When Gustloff, who was in the adjoining room, entered his office where Frankfurter was sitting opposite a picture of Hitler, Frankfurter introduced himself as a Jew and then shot him five times in the head, neck and chest; he left the premises (according to Heinz Schön, while hearing Hedwig Gustloff's cries), went into the next house and asked to use the telephone. He rang the police and confessed to the murder. Immediately he went to the police station and calmly told the police what had happened. The assassination of Gustloff rang out through Europe, thanks to Nazi propaganda directed by Joseph Goebbels.
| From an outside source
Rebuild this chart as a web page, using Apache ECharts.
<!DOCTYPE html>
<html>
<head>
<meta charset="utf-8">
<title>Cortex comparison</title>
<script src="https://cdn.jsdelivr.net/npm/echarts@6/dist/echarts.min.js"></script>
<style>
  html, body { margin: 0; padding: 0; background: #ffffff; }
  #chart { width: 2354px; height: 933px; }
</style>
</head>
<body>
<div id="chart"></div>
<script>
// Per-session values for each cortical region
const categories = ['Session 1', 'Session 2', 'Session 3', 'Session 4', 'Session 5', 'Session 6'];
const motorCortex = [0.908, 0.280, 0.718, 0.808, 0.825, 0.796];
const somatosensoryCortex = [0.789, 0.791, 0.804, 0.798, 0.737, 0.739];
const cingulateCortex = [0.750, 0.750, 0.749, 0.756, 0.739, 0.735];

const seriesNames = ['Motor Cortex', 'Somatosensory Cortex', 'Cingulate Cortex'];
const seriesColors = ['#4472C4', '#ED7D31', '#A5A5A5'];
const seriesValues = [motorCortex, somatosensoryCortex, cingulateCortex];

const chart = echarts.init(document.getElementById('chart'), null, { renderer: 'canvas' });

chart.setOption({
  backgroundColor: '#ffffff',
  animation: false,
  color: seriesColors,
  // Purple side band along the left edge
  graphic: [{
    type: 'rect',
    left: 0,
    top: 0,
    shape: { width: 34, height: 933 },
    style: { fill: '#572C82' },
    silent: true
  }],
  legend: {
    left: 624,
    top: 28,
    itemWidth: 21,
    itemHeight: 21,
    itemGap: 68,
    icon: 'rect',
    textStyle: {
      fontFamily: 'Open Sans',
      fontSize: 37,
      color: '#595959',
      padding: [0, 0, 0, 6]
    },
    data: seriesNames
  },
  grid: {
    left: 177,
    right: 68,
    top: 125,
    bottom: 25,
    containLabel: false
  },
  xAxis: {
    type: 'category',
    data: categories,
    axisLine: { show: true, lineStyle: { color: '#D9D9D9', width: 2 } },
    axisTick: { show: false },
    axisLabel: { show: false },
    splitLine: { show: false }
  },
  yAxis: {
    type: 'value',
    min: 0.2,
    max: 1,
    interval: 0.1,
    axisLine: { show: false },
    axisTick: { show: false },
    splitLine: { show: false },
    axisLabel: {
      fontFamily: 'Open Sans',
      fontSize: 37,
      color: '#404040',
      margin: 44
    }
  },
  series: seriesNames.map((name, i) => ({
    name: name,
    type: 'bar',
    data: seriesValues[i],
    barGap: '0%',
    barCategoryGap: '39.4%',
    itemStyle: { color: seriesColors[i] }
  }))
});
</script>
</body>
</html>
But Adolf Hitler prohibited retaliation against the Jews at the time, fearing an international boycott of the winter and summer Olympics that were due to be held in Germany, through which he wanted to propagandise the size, power and ideology of the Nazi movement on a world stage. Gustloff was made a Blutzeuge/Martyr of the Nazi cause and his assassination later became part of the propaganda serving as pretext for the 1938 Kristallnacht pogrom.
Although the assassination was well received by the largely anti-Nazi population of the country, the Swiss government prosecuted the case strictly, owing to concerns about its status of neutrality. Frankfurter was convicted of the killing and sentenced to an eighteen-year prison term. His father's hair turned grey overnight when he heard of the assassination. He visited his son in prison and asked him "... who actually needed this?" In 1941, as the Nazis occupied the Vinkovci, Frankfurter father was made to stand on a table while the German soldiers spat in his face, pulled out the hair from his long beard, and struck him with their rifle butts. Frankfurter father was later killed by Ustaše in the Jasenovac concentration camp during the Holocaust.
As World War II came to a conclusion, Frankfurter applied for a pardon on February 27, 1945 which was granted on June 1, on condition that he left the country and paid restitution and court costs.